Virgin America, the California-based airline partly owned by British entrepreneur Richard Branson, has filed plans to launch an initial public offering in the U.S.

The filing comes after the airline reported its first annual profit since it was created in 2007. Virgin America recorded net income of $10.1 million in 2013, a vast improvement from the loss of $145.4 million reported a year earlier. Full-year operating revenue climbed to $1.4 billion from $1.3 billion. Virgin America said it recorded a loss of $22.4 million in the first quarter of 2014, though the company said that period is seasonally the weakest.

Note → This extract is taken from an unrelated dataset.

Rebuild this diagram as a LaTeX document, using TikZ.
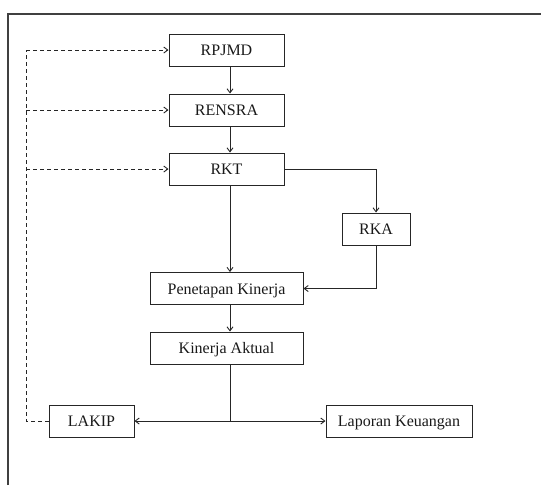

On Monday, the airline said the IPO maximum offer would total $115 million. The company didn’t indicate which exchange it would list on, nor did it say what ticker symbol it would trade under.

The airline operates primarily from focus cities of Los Angeles and San Francisco to other major business and leisure destinations in North America. The company says it has a low cost structure and high utilization of a single fleet type, a business model the company claims allows it to offer a more premium flying experience but at a lower cost than that of legacy airlines.

Virgin America provides service to 22 airports in the U.S. and Mexico with a fleet of 53 narrow-body aircraft. The company says it operates one of the youngest fleets among U.S. airlines, comprised entirely of fuel-efficient Airbus A320-family aircraft. Virgin America, which has expanded its operating fleet in recent years, is also moving to serve more markets from Los Angeles and San Francisco — that move will help the airline become more attractive to frequent travelers who prefer to concentrate their travel with one airline.

“We believe that these two markets, with a combined population of approximately 27 million people and strong economic bases in the technology, media and entertainment industries, serve as an excellent platform for long-term growth,” Virgin America said in its SEC filing.